Monaco’s “momentum tax” is the story — and the market knows it
This is the kind of Ligue 1 spot where you can feel the betting public leaning over the counter before the books even post the numbers. Monaco just rode a headline-grabbing 3-2 win over Lens, they’re on a three-game win streak, and now they get an Angers team that’s been living on 1-0s (when it wins) and blanks (when it doesn’t). That’s how you get Monaco priced like a comfortable home favorite almost everywhere.
But here’s what makes Angers at AS Monaco interesting from a bettor’s perspective: the pricing is heavy, the consensus “winner” is obvious, and yet the most actionable signals in the market aren’t screaming “Monaco smash.” They’re pointing you toward how the game might play, not just who’s better. When the favorite tax is baked in, your edge tends to show up in totals, alternate spreads, and exchange-driven mispricings.
If you’re searching “Angers vs AS Monaco odds” or “AS Monaco Angers betting odds today,” you’ll see a pretty clean story: books agree Monaco should win, exchanges agree Monaco should win, and ThunderBet’s read is basically: yes, but don’t ignore the undercurrent on the total.
Matchup breakdown: Monaco’s ceiling vs Angers’ floor (and why goals matter)
On paper, Monaco’s profile is the more aggressive one: they’re averaging 2.0 scored per match, but also 1.7 allowed. That’s a “create chances, take risks” shape, and it’s exactly why Monaco games can turn into chaos when they’re humming… or turn into frustrating one-goal grinders when they’re not sharp.
Angers is the opposite vibe: 1.1 scored, 1.4 allowed on average. They’re not built to win track meets. And they’re also not built to chase games. That matters a lot when you’re evaluating spreads like Monaco -1 and totals around 2.5–2.75: Angers’ path to competitiveness is slowing tempo, defending set pieces, and making Monaco finish from less-than-ideal zones.
The ELO gap here is smaller than the headline odds suggest: Monaco at 1506, Angers at 1494. That’s not nothing, but it’s also not “one team is in a different universe.” The difference is that Monaco’s recent narrative is louder (Lens comeback, unbeaten run), while Angers’ narrative is quieter (low-scoring wins, recent losses, and long stretches of failing to score across the broader sample).
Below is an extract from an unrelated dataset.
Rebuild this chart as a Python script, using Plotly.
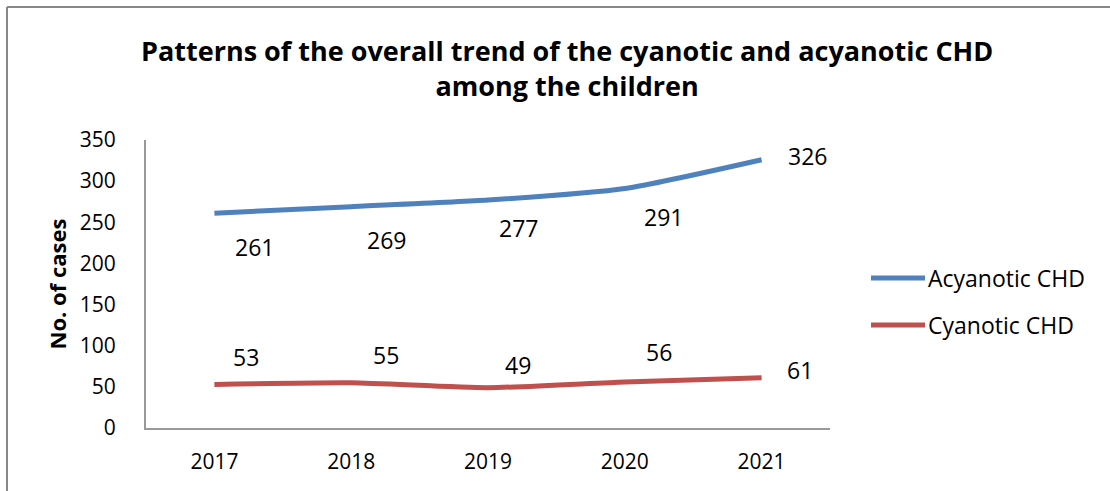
import plotly.graph_objects as go

years = ["2017", "2018", "2019", "2020", "2021"]
acyanotic = [261, 269, 277, 291, 326]
cyanotic = [53, 55, 49, 56, 61]
y_ticks = [0, 50, 100, 150, 200, 250, 300, 350]
series_names = ["Acyanotic CHD", "Cyanotic CHD"]

BLUE = "#4F81BD"
RED = "#C0504D"
FONT = "Open Sans"

W, H = 1110, 491
L, R, T, B = 146, 280, 140, 63
pw = W - L - R
ph = H - T - B


def px_x(px):
    return (px - L) / pw


def px_y(py):
    return (H - B - py) / ph


fig = go.Figure()
fig.add_trace(go.Scatter(x=years, y=acyanotic, mode="lines", name=series_names[0],
                         line=dict(color=BLUE, width=5, shape="spline", smoothing=0.6),
                         showlegend=False))
fig.add_trace(go.Scatter(x=years, y=cyanotic, mode="lines", name=series_names[1],
                         line=dict(color=RED, width=5, shape="spline", smoothing=0.6),
                         showlegend=False))

annotations = []
lab_font = dict(family=FONT, size=23, color="#000")
# label offsets (pixels)
a_off = [(40, -34), (35, -33), (30, -28), (39, -28), (46, 4)]
c_off = [(32, 27), (35, 28), (30, 23), (34, 30), (38, 8)]
for i, yr in enumerate(years):
    annotations.append(dict(xref="x", yref="y", x=i, y=acyanotic[i], text=str(acyanotic[i]),
                            showarrow=False, xshift=a_off[i][0], yshift=a_off[i][1], font=lab_font))
    annotations.append(dict(xref="x", yref="y", x=i, y=cyanotic[i], text=str(cyanotic[i]),
                            showarrow=False, xshift=c_off[i][0], yshift=c_off[i][1], font=lab_font))

annotations.append(dict(xref="paper", yref="paper",
                        x=px_x(567), y=px_y(68),
                        text="<b>Patterns of the overall trend of the cyanotic and acyanotic CHD<br>among the children</b>",
                        showarrow=False, align="center", xanchor="center", yanchor="middle",
                        font=dict(family=FONT, size=27, color="#000")))

shapes = [
    dict(type="line", xref="paper", yref="paper",
         x0=px_x(7), x1=px_x(W + 5), y0=px_y(7), y1=px_y(7),
         line=dict(color="#888888", width=2)),
    dict(type="line", xref="paper", yref="paper",
         x0=px_x(7), x1=px_x(7), y0=px_y(7), y1=px_y(H + 5),
         line=dict(color="#888888", width=2)),
]

# manual legend
for name, col, ly in zip(series_names, [BLUE, RED], [278, 325]):
    shapes.append(dict(type="line", xref="paper", yref="paper",
                       x0=px_x(871), x1=px_x(925), y0=px_y(ly), y1=px_y(ly),
                       line=dict(color=col, width=5)))
    annotations.append(dict(xref="paper", yref="paper", x=px_x(926), y=px_y(ly),
                            text=name, showarrow=False, xanchor="left", yanchor="middle",
                            font=dict(family=FONT, size=23, color="#000")))

fig.update_layout(
    width=W, height=H,
    margin=dict(l=L, r=R, t=T, b=B, autoexpand=False),
    paper_bgcolor="white", plot_bgcolor="white",
    showlegend=False,
    annotations=annotations,
    shapes=shapes,
    xaxis=dict(type="category", showline=True, linecolor="#999999", linewidth=2, showgrid=False,
               ticks="", ticklabelstandoff=14, tickfont=dict(family=FONT, size=21, color="#000"),
               range=[-0.5, 4.5], zeroline=False),
    yaxis=dict(showline=True, linecolor="#999999", linewidth=2, showgrid=False,
               range=[0, 350], tickvals=y_ticks, ticks="", ticklabelstandoff=24,
               tickfont=dict(family=FONT, size=21, color="#000"), zeroline=False,
               title=dict(text="<b>No. of cases</b>", font=dict(family=FONT, size=22, color="#000"),
                          standoff=7)),
)

fig.write_html("out.html")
Markets price narratives faster than they price subtle team-quality convergence.
Form is also messy if you zoom out. Monaco’s last 10 is 3W-3L, which is not the profile of a team that should be treated like an automatic multi-goal cover. Angers’ last 10 is 4W-4L, which is basically “coin-flip team depending on game state.” When you combine that with Monaco’s tendency to allow goals (1.7 conceded per match), the matchup becomes less about “will Monaco win?” and more about “does Monaco win cleanly, or do we get one of those 1-0/2-0 scripts where the dog never really threatens but also never fully collapses?”